Leave out the pictures and reproduce all of the data exactly.
>> BEGIN Stored data
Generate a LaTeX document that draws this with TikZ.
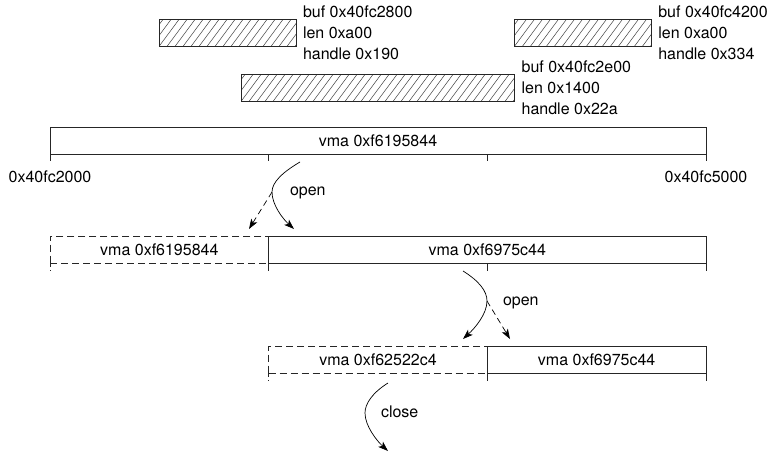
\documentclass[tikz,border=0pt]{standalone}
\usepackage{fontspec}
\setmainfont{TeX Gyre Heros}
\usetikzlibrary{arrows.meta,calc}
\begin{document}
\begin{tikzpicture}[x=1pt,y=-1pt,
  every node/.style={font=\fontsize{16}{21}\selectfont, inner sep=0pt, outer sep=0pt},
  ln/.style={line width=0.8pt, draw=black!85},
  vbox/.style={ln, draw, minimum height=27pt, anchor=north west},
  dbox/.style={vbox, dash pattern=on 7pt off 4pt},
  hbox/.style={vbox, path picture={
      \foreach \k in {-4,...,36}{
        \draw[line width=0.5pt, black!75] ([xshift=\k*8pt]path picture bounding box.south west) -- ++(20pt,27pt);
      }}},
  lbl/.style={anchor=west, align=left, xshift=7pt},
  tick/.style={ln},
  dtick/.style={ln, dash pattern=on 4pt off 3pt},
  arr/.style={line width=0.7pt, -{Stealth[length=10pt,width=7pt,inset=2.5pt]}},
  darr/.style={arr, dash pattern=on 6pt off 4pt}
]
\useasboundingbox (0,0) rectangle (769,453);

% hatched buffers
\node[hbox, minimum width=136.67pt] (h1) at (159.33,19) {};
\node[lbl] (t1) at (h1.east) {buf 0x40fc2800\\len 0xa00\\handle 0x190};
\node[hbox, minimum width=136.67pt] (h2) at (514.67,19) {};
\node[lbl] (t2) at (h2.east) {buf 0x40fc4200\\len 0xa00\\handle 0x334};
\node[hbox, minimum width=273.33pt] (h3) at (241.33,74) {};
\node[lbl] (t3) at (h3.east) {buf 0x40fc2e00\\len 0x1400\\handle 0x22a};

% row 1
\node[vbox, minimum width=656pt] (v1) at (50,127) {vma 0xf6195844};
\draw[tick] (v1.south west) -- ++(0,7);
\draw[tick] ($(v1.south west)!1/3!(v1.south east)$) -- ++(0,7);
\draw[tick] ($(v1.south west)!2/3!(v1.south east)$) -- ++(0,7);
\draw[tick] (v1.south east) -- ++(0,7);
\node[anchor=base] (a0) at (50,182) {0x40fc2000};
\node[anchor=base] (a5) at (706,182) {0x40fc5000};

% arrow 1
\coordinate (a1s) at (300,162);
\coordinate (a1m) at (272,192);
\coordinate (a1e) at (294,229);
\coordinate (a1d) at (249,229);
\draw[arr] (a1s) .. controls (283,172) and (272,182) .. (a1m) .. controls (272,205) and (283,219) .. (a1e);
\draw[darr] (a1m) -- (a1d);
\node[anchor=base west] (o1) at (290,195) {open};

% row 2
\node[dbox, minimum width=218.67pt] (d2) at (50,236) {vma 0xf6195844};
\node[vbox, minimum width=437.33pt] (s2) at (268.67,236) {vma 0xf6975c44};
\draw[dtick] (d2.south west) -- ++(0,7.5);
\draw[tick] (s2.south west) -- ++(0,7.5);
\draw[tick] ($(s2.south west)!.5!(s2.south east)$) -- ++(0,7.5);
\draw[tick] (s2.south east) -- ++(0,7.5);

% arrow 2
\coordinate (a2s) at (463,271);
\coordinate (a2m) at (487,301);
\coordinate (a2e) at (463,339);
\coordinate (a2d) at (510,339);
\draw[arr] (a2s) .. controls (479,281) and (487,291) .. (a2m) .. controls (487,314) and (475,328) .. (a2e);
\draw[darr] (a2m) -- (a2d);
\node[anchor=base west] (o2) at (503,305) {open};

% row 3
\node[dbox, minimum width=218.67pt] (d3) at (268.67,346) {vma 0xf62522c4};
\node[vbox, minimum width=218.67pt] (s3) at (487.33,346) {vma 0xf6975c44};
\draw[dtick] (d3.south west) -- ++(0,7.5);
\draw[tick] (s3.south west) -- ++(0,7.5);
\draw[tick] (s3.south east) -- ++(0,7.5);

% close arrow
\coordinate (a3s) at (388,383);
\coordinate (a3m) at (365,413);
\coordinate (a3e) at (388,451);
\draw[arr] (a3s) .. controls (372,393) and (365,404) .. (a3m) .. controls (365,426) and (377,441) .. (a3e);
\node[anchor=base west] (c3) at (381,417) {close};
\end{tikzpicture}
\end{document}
>> END Stored data
## [Task answer]
Generate a LaTeX document that draws this with TikZ.
\documentclass[tikz,border=0pt]{standalone}
\usepackage{fontspec}
\setmainfont{TeX Gyre Heros}
\usetikzlibrary{arrows.meta,calc}
\begin{document}
\begin{tikzpicture}[x=1pt,y=-1pt,
  every node/.style={font=\fontsize{16}{21}\selectfont, inner sep=0pt, outer sep=0pt},
  ln/.style={line width=0.8pt, draw=black!85},
  vbox/.style={ln, draw, minimum height=27pt, anchor=north west},
  dbox/.style={vbox, dash pattern=on 7pt off 4pt},
  hbox/.style={vbox, path picture={
      \foreach \k in {-4,...,36}{
        \draw[line width=0.5pt, black!75] ([xshift=\k*8pt]path picture bounding box.south west) -- ++(20pt,27pt);
      }}},
  lbl/.style={anchor=west, align=left, xshift=7pt},
  tick/.style={ln},
  dtick/.style={ln, dash pattern=on 4pt off 3pt},
  arr/.style={line width=0.7pt, -{Stealth[length=10pt,width=7pt,inset=2.5pt]}},
  darr/.style={arr, dash pattern=on 6pt off 4pt}
]
\useasboundingbox (0,0) rectangle (769,453);

% hatched buffers
\node[hbox, minimum width=136.67pt] (h1) at (159.33,19) {};
\node[lbl] (t1) at (h1.east) {buf 0x40fc2800\\len 0xa00\\handle 0x190};
\node[hbox, minimum width=136.67pt] (h2) at (514.67,19) {};
\node[lbl] (t2) at (h2.east) {buf 0x40fc4200\\len 0xa00\\handle 0x334};
\node[hbox, minimum width=273.33pt] (h3) at (241.33,74) {};
\node[lbl] (t3) at (h3.east) {buf 0x40fc2e00\\len 0x1400\\handle 0x22a};

% row 1
\node[vbox, minimum width=656pt] (v1) at (50,127) {vma 0xf6195844};
\draw[tick] (v1.south west) -- ++(0,7);
\draw[tick] ($(v1.south west)!1/3!(v1.south east)$) -- ++(0,7);
\draw[tick] ($(v1.south west)!2/3!(v1.south east)$) -- ++(0,7);
\draw[tick] (v1.south east) -- ++(0,7);
\node[anchor=base] (a0) at (50,182) {0x40fc2000};
\node[anchor=base] (a5) at (706,182) {0x40fc5000};

% arrow 1
\coordinate (a1s) at (300,162);
\coordinate (a1m) at (272,192);
\coordinate (a1e) at (294,229);
\coordinate (a1d) at (249,229);
\draw[arr] (a1s) .. controls (283,172) and (272,182) .. (a1m) .. controls (272,205) and (283,219) .. (a1e);
\draw[darr] (a1m) -- (a1d);
\node[anchor=base west] (o1) at (290,195) {open};

% row 2
\node[dbox, minimum width=218.67pt] (d2) at (50,236) {vma 0xf6195844};
\node[vbox, minimum width=437.33pt] (s2) at (268.67,236) {vma 0xf6975c44};
\draw[dtick] (d2.south west) -- ++(0,7.5);
\draw[tick] (s2.south west) -- ++(0,7.5);
\draw[tick] ($(s2.south west)!.5!(s2.south east)$) -- ++(0,7.5);
\draw[tick] (s2.south east) -- ++(0,7.5);

% arrow 2
\coordinate (a2s) at (463,271);
\coordinate (a2m) at (487,301);
\coordinate (a2e) at (463,339);
\coordinate (a2d) at (510,339);
\draw[arr] (a2s) .. controls (479,281) and (487,291) .. (a2m) .. controls (487,314) and (475,328) .. (a2e);
\draw[darr] (a2m) -- (a2d);
\node[anchor=base west] (o2) at (503,305) {open};

% row 3
\node[dbox, minimum width=218.67pt] (d3) at (268.67,346) {vma 0xf62522c4};
\node[vbox, minimum width=218.67pt] (s3) at (487.33,346) {vma 0xf6975c44};
\draw[dtick] (d3.south west) -- ++(0,7.5);
\draw[tick] (s3.south west) -- ++(0,7.5);
\draw[tick] (s3.south east) -- ++(0,7.5);

% close arrow
\coordinate (a3s) at (388,383);
\coordinate (a3m) at (365,413);
\coordinate (a3e) at (388,451);
\draw[arr] (a3s) .. controls (372,393) and (365,404) .. (a3m) .. controls (365,426) and (377,441) .. (a3e);
\node[anchor=base west] (c3) at (381,417) {close};
\end{tikzpicture}
\end{document}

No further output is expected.